Safe Surrey councillors Laurie Guerra and Doug Elford. (Now-Leader file photos)

OUR VIEW: Safe Surrey councillors’ silence at budget meetings was shameful

Their excuse for biting tongues when asked to defend position suggests lack of backbone

Doug McCallum must feel like hiding under his bed.

That is, if there’s any room underneath, what with Councillors Doug Elford, Laurie Guerra, Allison Patton and Mandeep Nagra already down there, counting the dust bunnies.

Let’s keep score. These five council members on Monday voted in what is proving to be a spectacularly unpopular city budget 2020 that includes – rather, does not include – the hiring of more police officers, firefighters, and all sorts of other good stuff to pave the way for what may prove to be the Safe Surrey Coalition’s Alamo – the plan to replace the Surrey RCMP with a made-in-the-city police force.
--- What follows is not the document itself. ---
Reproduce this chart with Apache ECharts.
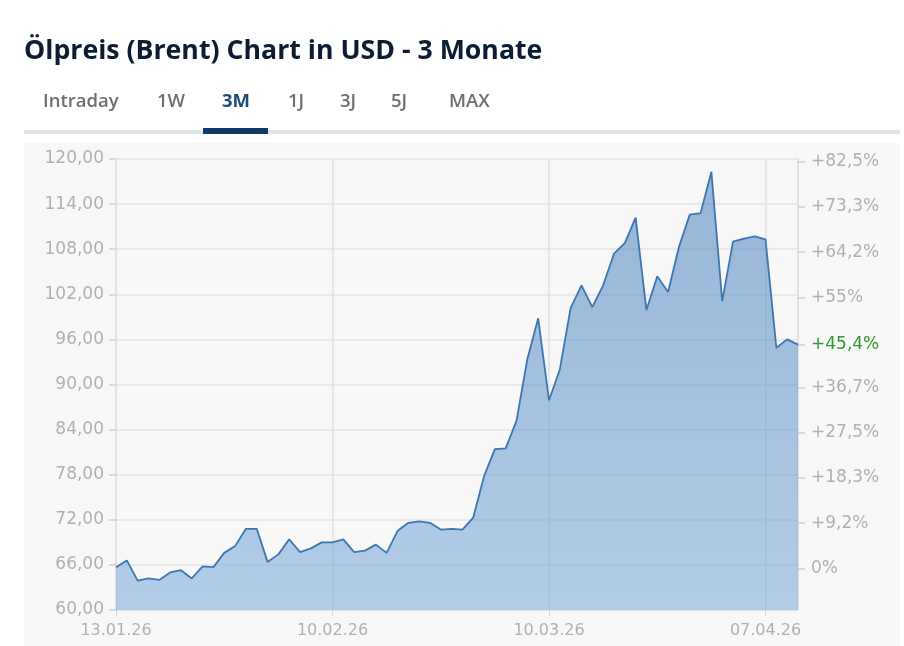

A typically taciturn Officer in Charge of the Surrey RCMP then fires off a biting statement to the press on this state of affairs, followed by the Surrey Board of Trade seeking provincial government intervention and a Surrey MP then calling for a city referendum on the matter.

SEE ALSO: Safe Surrey councillors break silence after biting tongues at heated budget meetings

What a week.

During that fateful Monday night council meeting, Councillor Steven Pettigrew challenged the five to defend their approval of the budget – twice – in chambers. Their lips were zipped.

After the dust settled, Guerra told the Now-Leader Pettigrew was “completely out of line.”

For what? Asking that she and her colleagues deign to dignify the public with an explanation as to why they were voting the way they did, in a public meeting, concerning matters of grave public interest, namely safety on our streets and in our homes?

And frankly, Elford’s excuse for not defending the way he voted is feeble.

“I was a little worried about some of the people there as well,” he explained.”They weren’t inappropriate, but there could potentially be an issue there.”

Issue indeed.

Perhaps an appointment with a chiropractor is in order, to get that spine checked.